La mutevolezza delle politiche doganali federali e le difficoltà culturali nella gestione dei rapporti di lavoro con le risorse umane locali.
Nel luglio del 2010 Chromavis Fareva leader nel settore cosmetico ha deciso di entrare in Brasile con un sito produttivo situato a Cotia nello Stato di San Paolo, per portare nel paese tecnologie e prodotti che altrimenti per problematiche di dazi ed eccessiva distanza non avrebbero potuto esportare direttamente dall’Europa. Prima di sondare il terreno l’azienda ha deciso di rivolgersi alla CCIB, “che ci era stata raccomandata da un azienda di un settore differente ma che aveva già potuto approcciare il Paese grazie e con i servizi offerti dalla Camera”, dice Roberto Petrucci, coo/cfo dell’azienda. L’idea di praticare la strada Brasile è stata il frutto di un’attenta analisi di quel mercato da cui è emerso in modo chiaro la presenza di pochi produttori locali di make-up; la presenza sul mercato di prodotti non all’avanguardia rispetto alle esigenze europee e nord americane e una grandissima richiesta di prodotti innovativi.

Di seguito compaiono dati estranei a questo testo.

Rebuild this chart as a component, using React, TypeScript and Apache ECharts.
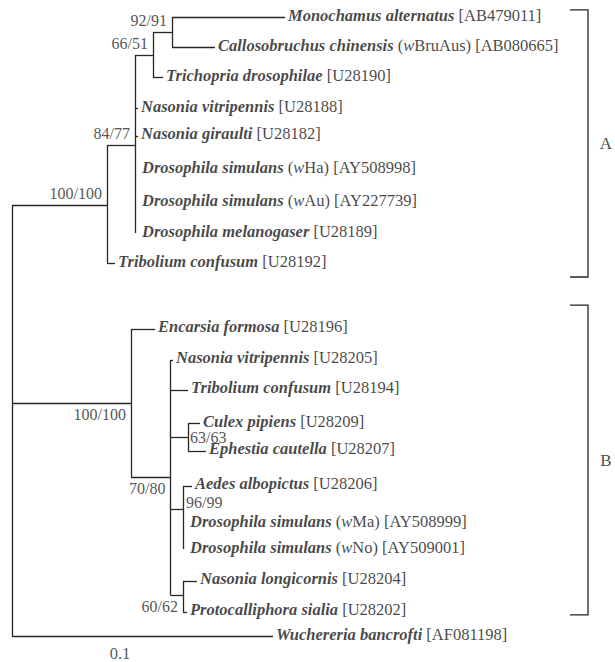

Come è stato il vostro approccio con il Paese e quali sono stati i supporti della CCIB?
“Inizialmente abbiamo commesso un errore come molte altre realtà grandi e piccole che siano”, prosegue Petrucci. “Chromavis è entrata nel mercato brasiliano pensando di poter affrontare le problematiche e la burocrazia del paese direttamente con le proprie competenze, ma viste le difficoltà riscontrate, in particolare riguardo alla necessità di dover finanziare la nascente filiale ha iniziato a cercare possibili aiuti e da qui siamo arrivati alla collaborazione con CCIB nel 2011, collaborazione che continua tuttora in modo proficuo”. Chromavis opera nel settore B2B cosmetico e produce praticamente per tutte le aziende del settore.” La nostra caratteristica è che noi siamo formulatori, vale a dire che il nostro mestiere non è quello del filler, in quanto i clienti vengono da noi (e da aziende simili alla nostra) perché vogliono il prodotto che siamo in grado di produrre e non invece per farci produrre qualcosa da loro ed esternalizzato per pura convenienza di costi”, prosegue Petrucci.
Quali sono stati i servizi essenziali utilizzati?
“Siamo partiti da una esigenza specifica, cioè trovare una soluzione alla nostra necessità di finanziare la filiale, poi abbiamo iniziato a chiedere il supporto per tematiche specifiche legali e doganali, per poi trasformarsi in un accordo quadro per un’attività di supporto a 360°.
Utilizzate maestranze locali per gestire la sede brasiliana o avete trasferito personale italiano?
“Attualmente abbiamo tre persone – middle management – che sono state trasferite in Brasile per un periodo di 2-3 anni”, prosegue Petrucci. “In questi anni abbiamo inviato task force temporanee per supportare l’attività (in media 5-6 persone per un paio di mesi). Questo è stato necessario durante la fase di start up dell’attività produttiva e quando c’è stata una crescita importante di volumi, in modo da poter garantire un adeguato livello di servizio ai clienti locali. Inoltre il board è presente in maniera costante nella sede brasiliana con alcuni suoi componenti. Per semplicità possiamo dire che un membro della direzione di corporate a rotazione è presente tutti i mesi per almeno una settimana”. Tutto questo è necessario per garantire l’integrazione della filiale con il Gruppo, per creare una cultura comune e nel contempo per assicurare ai clienti brasiliani gli stessi standard di prodotto e servizio che Chromavis garantisce in tutto il mondo.